In linguistics, a subject pronoun is a personal pronoun that is used as the subject of a verb.[1] Subject pronouns are usually in the nominative case for languages with a nominative–accusative alignment pattern. On the other hand, a language with an ergative-absolutive pattern usually has separate subject pronouns for transitive and intransitive verbs: an ergative case pronoun for transitive verbs and an absolutive case pronoun for transitive verbs.
In English, the subject pronouns are I, you, thou, he, she, it, one, we, ye, they, who and what. With the exception of you, it, one and what, and in informal speech who,[2] the object pronouns are different: i.e. me, thee, him, her, us, you (objective case of ye), them and whom (see English personal pronouns).
In some cases, the subject pronoun is not used for the logical subject. For example, exceptional case marking (ECM) constructions involve the subject of a non-finite clause which appears in the object form (e.g., I want him to go.) In colloquial speech, a coordinated first person subject will often appear in the object form even in subject position (e.g., Me and James went to the store.) This is corrected so often that it has led to cases of hypercorrection, where the subject pronoun is used even in object position under coordination (e.g., Marie gave Susana and I a piece of cake.)
In linguistics, an object pronoun is a personal pronoun that is used typically as a grammatical object: the direct or indirect object of a verb, or the object of a preposition. Object pronouns contrast with subject pronouns. Object pronouns in English take the objective case, sometimes called the oblique case or object case.[1] For example, the English object pronoun me is found in "They see me" (direct object), "He's giving me my book" (indirect object), and "Sit with me" (object of a preposition); this contrasts with the subject pronoun in "I see them," "I am getting my book," and "I am sitting here."
Historically, Middle English and Early Modern English retained the T–V distinction; the second person pronoun had separate singular/familiar and plural/formal forms with subject and object forms of both. In standard modern forms of English, all second person forms have been reduced to simply "you". These forms are still retained (sometimes partially) in some dialects of Northern EnglishScottish English, and in the Scots language, a Germanic language closely related to English which diverged from it during the Early Modern period.
In some languages the direct object pronoun and the indirect object pronoun have separate forms. For example, in the Spanish object pronoun system, direct object: Lo mandaron a la escuela (They sent him to school) and indirect object: Le mandaron una carta (They sent him a letter). Other languages divide object pronouns into a larger variety of classes. On the other hand, many languages, for example Persian, do not have distinct object pronouns: Man Farsi balad-am (I can speak Persian). Man ra mishenasad. (He knows me).

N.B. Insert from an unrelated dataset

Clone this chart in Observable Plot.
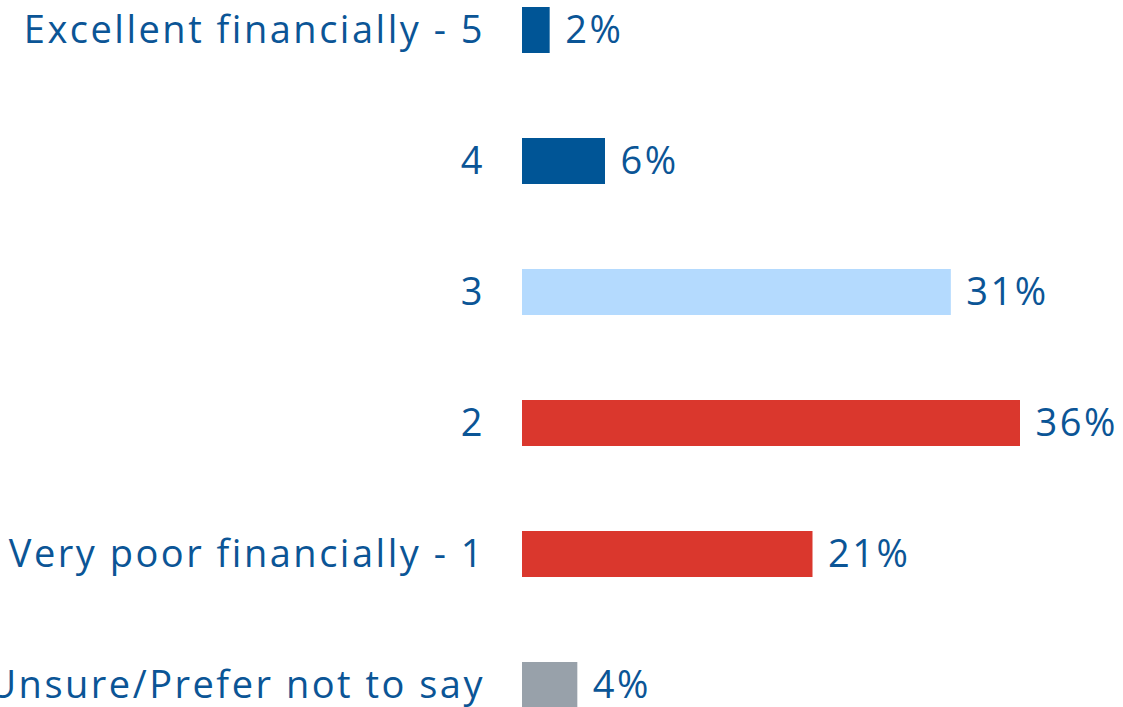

Object pronouns, in languages where they are distinguished from subject pronouns, are typically a vestige of an older case system. English, for example, once had an extensive declension system that specified distinct accusative and dative case forms for both nouns and pronouns. And after a preposition, a noun or pronoun could be in either of these cases, or in the genitive or instrumental case. With the exception of the genitive (the "apostrophe-s" form), in nouns this system disappeared entirely, while in personal pronouns it collapsed into a single case, covering the roles of both accusative and dative, as well as all instances after a preposition. That is, the new oblique (object) case came to be used for the object of either a verb or a preposition, contrasting with the genitive, which links two nouns.